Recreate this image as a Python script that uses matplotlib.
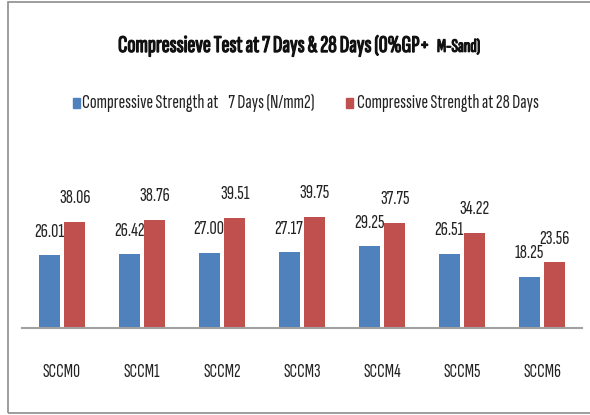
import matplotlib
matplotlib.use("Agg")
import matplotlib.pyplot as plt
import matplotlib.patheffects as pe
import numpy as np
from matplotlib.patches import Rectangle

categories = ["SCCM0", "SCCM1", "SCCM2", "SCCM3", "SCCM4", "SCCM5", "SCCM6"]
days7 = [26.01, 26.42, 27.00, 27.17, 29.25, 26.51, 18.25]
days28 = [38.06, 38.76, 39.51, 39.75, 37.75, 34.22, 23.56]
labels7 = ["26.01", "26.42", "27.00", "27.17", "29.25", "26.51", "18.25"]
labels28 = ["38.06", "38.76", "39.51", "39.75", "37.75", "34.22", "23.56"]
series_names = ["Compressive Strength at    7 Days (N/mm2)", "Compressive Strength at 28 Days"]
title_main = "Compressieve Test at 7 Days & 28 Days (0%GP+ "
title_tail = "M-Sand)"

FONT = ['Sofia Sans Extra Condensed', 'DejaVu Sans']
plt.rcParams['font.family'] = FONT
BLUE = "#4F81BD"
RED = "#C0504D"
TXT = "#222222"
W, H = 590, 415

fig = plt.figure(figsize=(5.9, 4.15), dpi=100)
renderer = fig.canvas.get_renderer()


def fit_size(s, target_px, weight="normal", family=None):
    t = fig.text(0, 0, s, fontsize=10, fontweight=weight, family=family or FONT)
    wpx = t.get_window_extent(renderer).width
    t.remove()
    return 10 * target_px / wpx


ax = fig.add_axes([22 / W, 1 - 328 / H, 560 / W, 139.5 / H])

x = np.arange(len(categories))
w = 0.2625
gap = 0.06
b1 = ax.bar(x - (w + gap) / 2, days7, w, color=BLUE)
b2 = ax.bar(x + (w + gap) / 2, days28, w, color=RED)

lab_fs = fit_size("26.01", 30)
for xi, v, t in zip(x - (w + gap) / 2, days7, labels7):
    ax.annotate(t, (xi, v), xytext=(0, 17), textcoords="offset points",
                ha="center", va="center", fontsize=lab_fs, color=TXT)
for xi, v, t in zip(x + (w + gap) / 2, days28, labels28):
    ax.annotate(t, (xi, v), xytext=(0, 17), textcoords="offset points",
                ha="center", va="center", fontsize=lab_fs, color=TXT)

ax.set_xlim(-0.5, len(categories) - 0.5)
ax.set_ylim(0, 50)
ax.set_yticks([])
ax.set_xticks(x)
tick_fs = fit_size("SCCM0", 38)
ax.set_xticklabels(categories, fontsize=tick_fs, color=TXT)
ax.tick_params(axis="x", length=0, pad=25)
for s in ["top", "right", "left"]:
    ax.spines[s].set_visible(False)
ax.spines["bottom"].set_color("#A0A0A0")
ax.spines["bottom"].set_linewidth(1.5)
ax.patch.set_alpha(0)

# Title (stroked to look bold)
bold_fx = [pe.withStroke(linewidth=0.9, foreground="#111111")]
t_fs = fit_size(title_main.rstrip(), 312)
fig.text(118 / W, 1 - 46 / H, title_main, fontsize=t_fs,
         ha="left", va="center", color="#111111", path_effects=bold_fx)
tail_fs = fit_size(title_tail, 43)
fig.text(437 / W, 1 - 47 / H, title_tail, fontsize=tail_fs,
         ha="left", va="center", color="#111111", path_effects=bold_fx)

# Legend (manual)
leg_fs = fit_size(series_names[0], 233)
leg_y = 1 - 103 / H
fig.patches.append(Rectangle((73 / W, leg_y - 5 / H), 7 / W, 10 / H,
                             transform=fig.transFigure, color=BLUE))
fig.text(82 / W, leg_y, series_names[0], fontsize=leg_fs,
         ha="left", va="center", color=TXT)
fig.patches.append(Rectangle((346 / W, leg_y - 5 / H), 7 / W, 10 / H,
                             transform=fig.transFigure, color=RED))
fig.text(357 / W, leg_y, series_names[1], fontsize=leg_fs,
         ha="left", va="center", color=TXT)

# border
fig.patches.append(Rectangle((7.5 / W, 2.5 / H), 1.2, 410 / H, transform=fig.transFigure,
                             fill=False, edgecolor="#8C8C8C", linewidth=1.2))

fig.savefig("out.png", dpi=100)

◇ ◇ ◇

Do this — Starting at the top of the listing above, please restate word for word each line up to and including the one that holds "from matplotlib.patches import Rectangle", omitting every image.

Written reply —
Recreate this image as a Python script that uses matplotlib.
import matplotlib
matplotlib.use("Agg")
import matplotlib.pyplot as plt
import matplotlib.patheffects as pe
import numpy as np
from matplotlib.patches import Rectangle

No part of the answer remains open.